Beauty Beyond Disney…

Ben Schoettel   -  


Nobody: “Rich, don’t poke the bear.”

Rich: “Ok, I’m poking the bear.”

“I’ve really never enjoyed Disney movies.” Hear me out—these aren’t fighting words. It’s not that it’s bad stuff. It’s just not my jam. That said, there is a recent emergence of some terminology that’s caused me to look at Disney a little closer and it has to do with something called, “Disney Princes Theology.” More on that in a second…

In our series from Revelation, we come to an incredible picture. Revelation 7:9, “After this I looked, and there was a great multitude that no one could count, from every nation, from all tribes and people and languages, standing before the throne and before the Lamb, robed in white, with palm branches in their hands.”

Revelation continues to show itself to be this grand invitation from God to the church to participate in the in-breaking hope of the new creation He is bringing forth. This glimpse into heaven John shares in the passage is some of what it looks like.

First, there’s more people around the throne than can be counted. Not just that, every walk of life is represented. Every nation, language, race, gender, age, socio-economic status, etc. It’s a community of diversity.

Second, everyone wears white. There is no distinguishing feature for these people. They all hold the same status which is redeemed. No extra crowns or jewels for the more saintly and no lesser clothes to mark those who did less in life. It’s a community of equality.
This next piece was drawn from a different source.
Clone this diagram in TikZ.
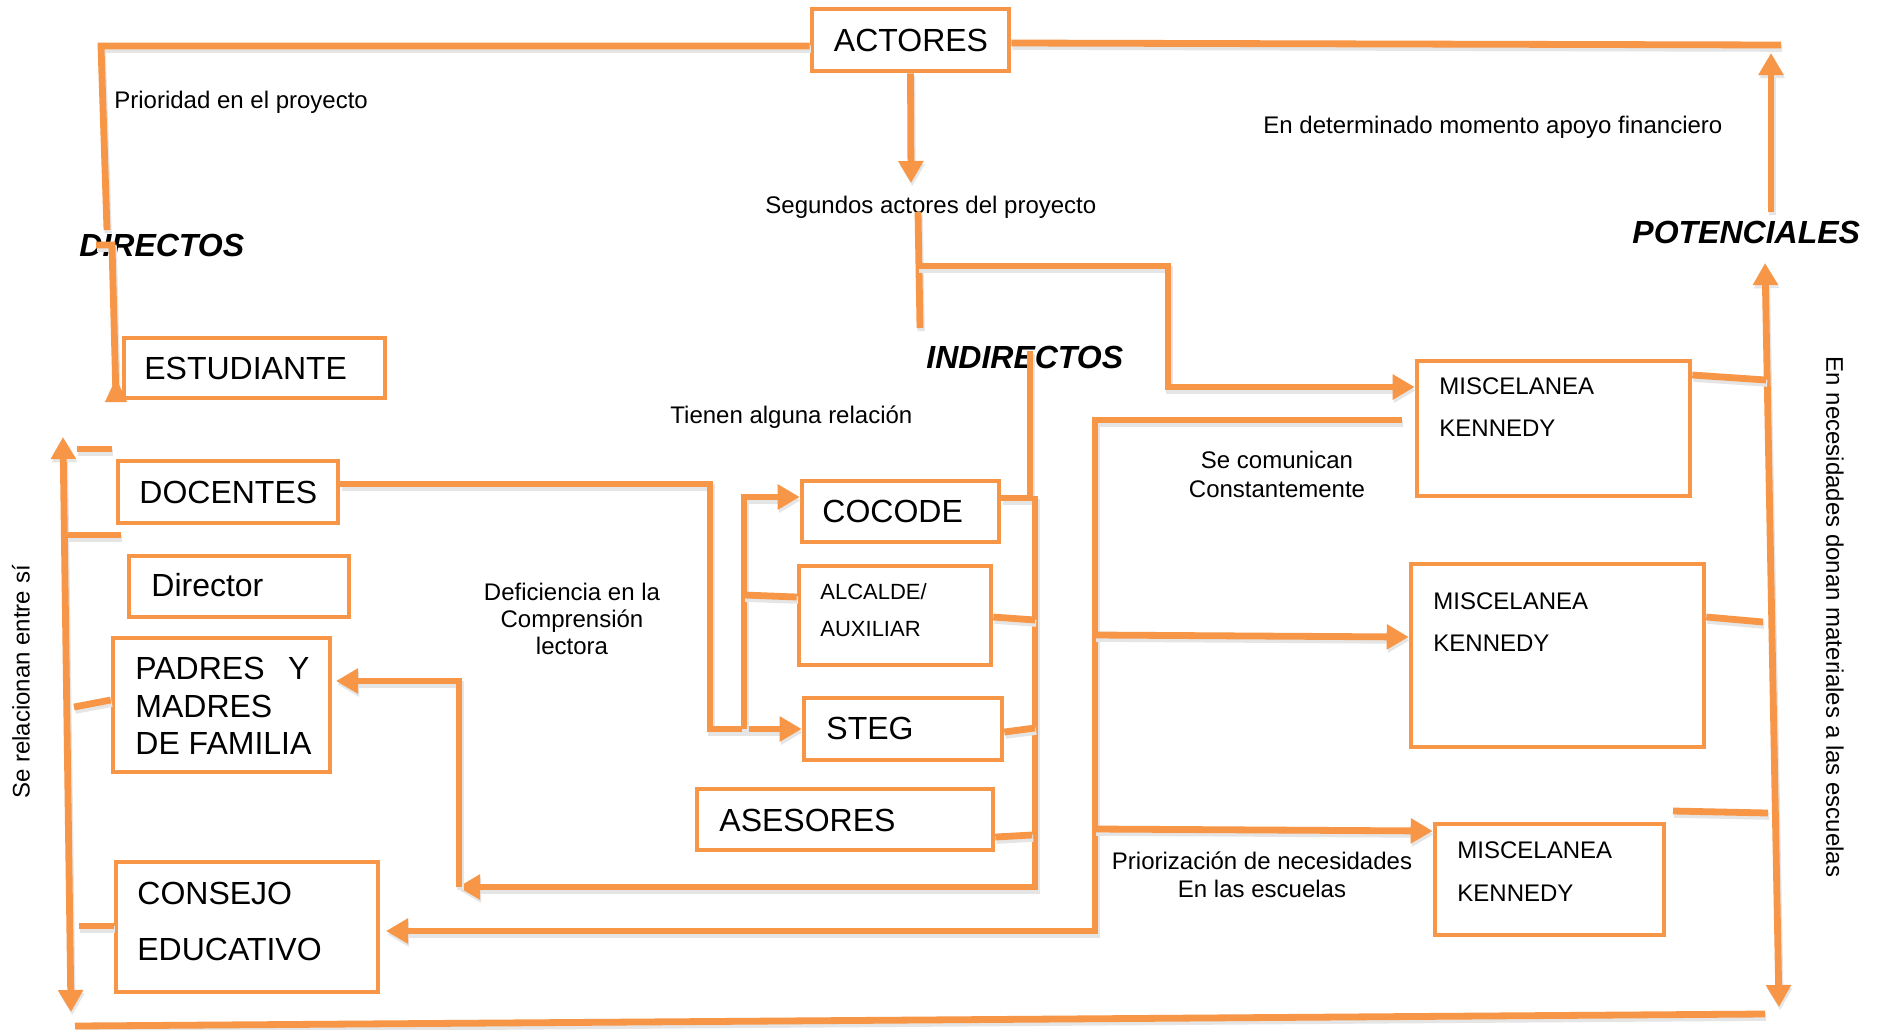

Third, they hold palm branches, a clear reference to Jesus entering Jerusalem. The focus is pointed. This diverse, equal group is single minded. They worship as a community of praise.

So, here’s the catch. You might see what was just described as a picture of the future. What heaven WILL look like. But the first Christians wouldn’t have read it that way and neither should we. The words are less about the future and more about what the church should look like today.

A church of diversity. One where the uniqueness of all walks of life are present and invited to the table.

A church of equality. Connected. Regardless of our past, physical, material, or intellectual merit.

A church of singular praise. A church that dethrones itself and enthrones the One who makes all things new.

Enter “Disney Princess Theology.”

When you sit down and watch a Disney movie, they are mostly crafted so that as you watch, you see yourself in the leading role. The unsung hero, the one who defeats the odds, the one counted out who in the end rises victorious. The temptation, particularly among American evangelicals, is we have been trained to look at the characters in Scripture and see ourselves as the hero or the faithful one.

In the story of Joseph in the Old Testament, we don’t see ourselves as one of the brothers or as Pharaoh. No, we identify ourselves with Joseph. And, how many of us, when we look at the lives of the twelve male disciples of Jesus, see ourselves in Judas more than we do in Peter? Or the widow who gave at the temple and not the rich young ruler? Are we not always the Jews escaping slavery and never Egypt?

What does this have to do with Revelation? Look closer. Much of it contains instructions not only for how the church is to live under a powerful empire of this world, but to also resist conforming to it. Instead, we are called to embrace a different Kingdom and work with God in seeing it come to pass.

Disney Princess Theology means you see yourself as the persecuted…never identifying ourselves with Rome. No one really sees themselves as the wicked step-mother. Cinderella—the struggling child of virtue feels more palatable. Besides, it all ends with her being rescued by the “prince” and delivered away from all the evil into paradise. Sound familiar?

Is it possible that one of the reasons the church today lacks the diversity, equality and true praise evidenced in that heavenly vision is not because of outward forces pushing in on a persecuted church that needs rescued, but because we fail to see how our own lives have added to the lack of diversity, equality, and true—selfless praise? Pastor Ben mentioned in his sermon the idea of repentance. Generally, princesses don’t need to repent, they need rescued. But what if we took off the Disney lenses and instead put the lenses of Revelation on?

Tough stuff, I know. I poked the bear. But I think John did it first.

Let’s keep those Revelation lenses on a bit longer as we continue to discern the church God desires for us to be.